Boeing Forecasts $700 Billion Market for Airliners in North America Over Next Two Decades
New airplane deliveries in Canada and the United States will be driven largely by the need to retire older, less fuel-efficient single-aisle airplanes and regional jets, as airlines replace them with new-generation, more fuel-efficient models.
According to Boeing’s forecast, taking retirements of airplanes into account, the North America fleet will grow from 6,590 airplanes today to about 9,000 airplanes by 2029, and single-aisle airplanes will grow from 56 percent of the total North America fleet today to 71 percent of the fleet by 2029.
Airlines are increasingly focusing on airplane age as fuel-thirsty, older airplanes weigh increasingly on earnings. Increased attention to aviation’s impact on global climate change also will be a factor in selecting airplanes that produce lower carbon emissions.
Newer airplane types such as the Next-Generation 737 offer significant advantages in environmental performance as well as improved capabilities, fuel efficiency and maintenance costs.
“North America is a large, mature market, and we expect passenger traffic for the region to grow at a modest rate of 3.4 percent,” said Randy Tinseth, vice president of Marketing, Boeing Commercial Airplanes, who released Boeing’s 2010 North America market outlook in Montreal on Thursday.
“The fast-paced lifestyles in Canada and the U.S. require rapid, frequent and reliable coast-to-coast and inter-regional transportation. Driven by this demand, nearly three-quarters of the new deliveries over the next 20 years will be single-aisle airplanes,” Tinseth added.
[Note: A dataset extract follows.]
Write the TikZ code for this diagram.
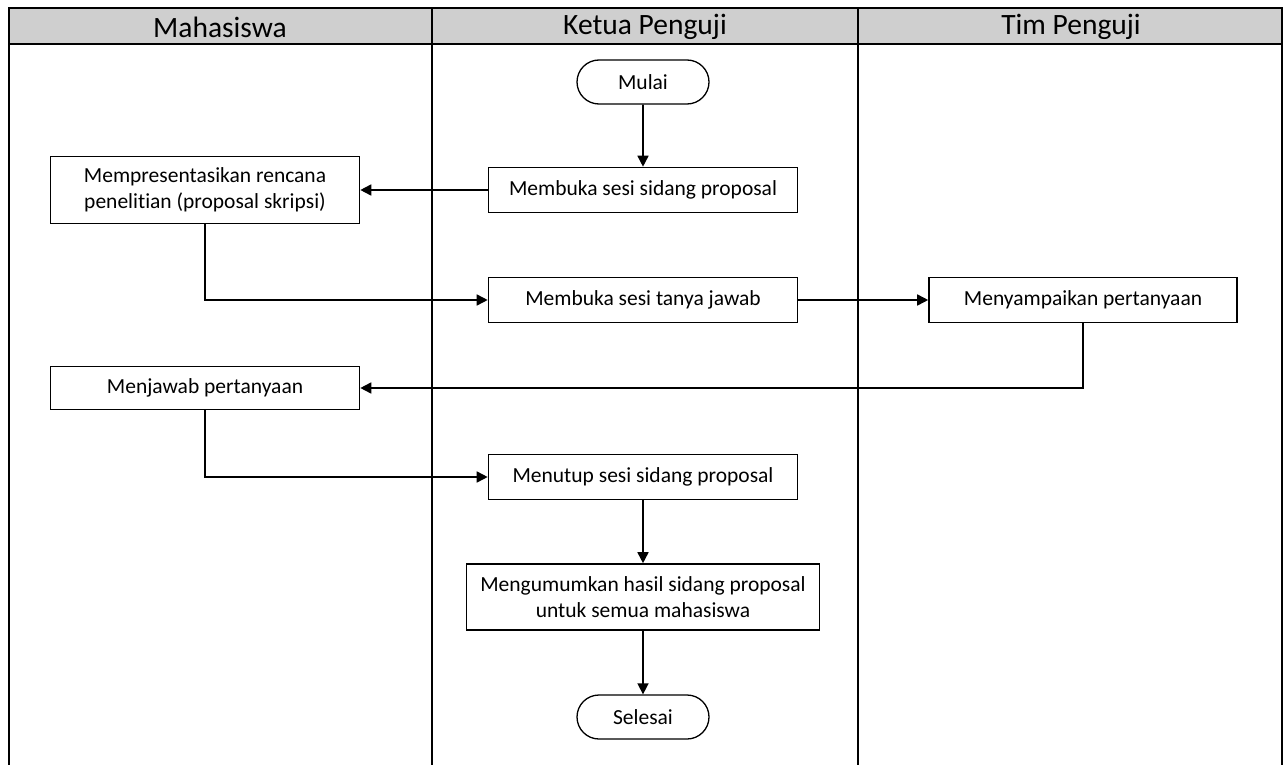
\documentclass[tikz,border=0pt]{standalone}
\usepackage{fontspec}
\setmainfont{Carlito}[Ligatures=NoCommon]
\usetikzlibrary{arrows.meta,shapes.misc}
\begin{document}
\begin{tikzpicture}[x=1pt,y=-1pt,
  box/.style={draw,line width=1.6pt,fill=white,align=center,font=\fontsize{21.5}{26}\selectfont,inner sep=0pt},
  term/.style={draw,line width=1.3pt,rounded rectangle,fill=white,font=\fontsize{21.5}{26}\selectfont,minimum width=132pt,minimum height=44pt,inner sep=0pt},
  flow/.style={line width=1.6pt,-{Triangle[length=11pt,width=11pt]}},
  lane/.style={line width=1.3pt},
  head/.style={font=\fontsize{29.5}{32}\selectfont}]
\useasboundingbox (0,0) rectangle (1285,765);
% header
\fill[gray!38] (9,8) rectangle (1282,44);
\draw[lane] (9,44) -- (1282,44);
\draw[lane] (432,8) -- (432,765);
\draw[lane] (858,8) -- (858,765);
\draw[line width=2pt] (9,765) -- (9,8) -- (1282,8) -- (1282,765);
\node[head] (h1) at (220,27) {Mahasiswa};
\node[head] (h2) at (645,27) {Ketua Penguji};
\node[head] (h3) at (1071,27) {Tim Penguji};
% nodes
\node[term] (mulai) at (643,82) {Mulai};
\node[box,minimum width=309pt,minimum height=45pt] (buka) at (643,190) {Membuka sesi sidang proposal};
\node[box,minimum width=309pt,minimum height=67pt] (pres) at (205,190) {Mempresentasikan rencana\\penelitian (proposal skripsi)};
\node[box,minimum width=309pt,minimum height=45pt] (tanya) at (643,300) {Membuka sesi tanya jawab};
\node[box,minimum width=308pt,minimum height=45pt] (samp) at (1083,300) {Menyampaikan pertanyaan};
\node[box,minimum width=309pt,minimum height=43pt] (jawab) at (205,388) {Menjawab pertanyaan};
\node[box,minimum width=309pt,minimum height=45pt] (tutup) at (643,477) {Menutup sesi sidang proposal};
\node[box,minimum width=353pt,minimum height=66pt] (umum) at (643,597) {Mengumumkan hasil sidang proposal\\untuk semua mahasiswa};
\node[term] (selesai) at (643,717) {Selesai};
% edges
\draw[flow] (mulai) -- (buka);
\draw[flow] (buka) -- (pres);
\draw[flow] (pres.south) |- (tanya.west);
\draw[flow] (tanya) -- (samp);
\draw[flow] (samp.south) |- (jawab.east);
\draw[flow] (jawab.south) |- (tutup.west);
\draw[flow] (tutup) -- (umum);
\draw[flow] (umum) -- (selesai);
\end{tikzpicture}
\end{document}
It was also forecasted that twin-aisle fleets will evolve in the region as airlines continue to expand international point-to-point services to a wider range of airport pairs and frequencies. Small and mid-sized twin-aisle airplanes will grow to represent 19 percent of the North America fleet by 2029.
Within the North America market, Boeing sees a demand for 1,180 new, efficient twin-aisle airplanes such as the 787 Dreamliner. Twin-aisles will account for only 16 percent of total airplane demand in the region over 20 years but will have a proportionally higher share of delivery cost, at 37 percent of the overall investment.
Large airplanes (747-size and larger) will not see significant demand in North America, with only about 40 units (all freighters), or one percent of the total investment.
“After several years of losses among the region’s air carriers, we’re seeing signs of improvement and airlines are beginning to implement fleet renewal plans as they look to the future,” Tinseth said. “To help meet this demand, Boeing Commercial Airplanes will continue to work closely with our more than 500 suppliers and partners in Canada. Boeing imports parts and services from Canada amounting to more than a billion U.S. dollars a year, more than $625 million of which is associated with Boeing Commercial Airplanes.”
Boeing also forecasts declining demand for regional jets in North America as airlines shift to more fuel-efficient turboprops or larger jetliner models. High fuel prices, intensified competition and the superior efficiencies of larger single-aisles will take a toll on the economics of small regional jets. This category will account for just 4 percent of the total investment for new airplanes, with only 800 new regional jet deliveries over the next 20 years, nearly all for replacement.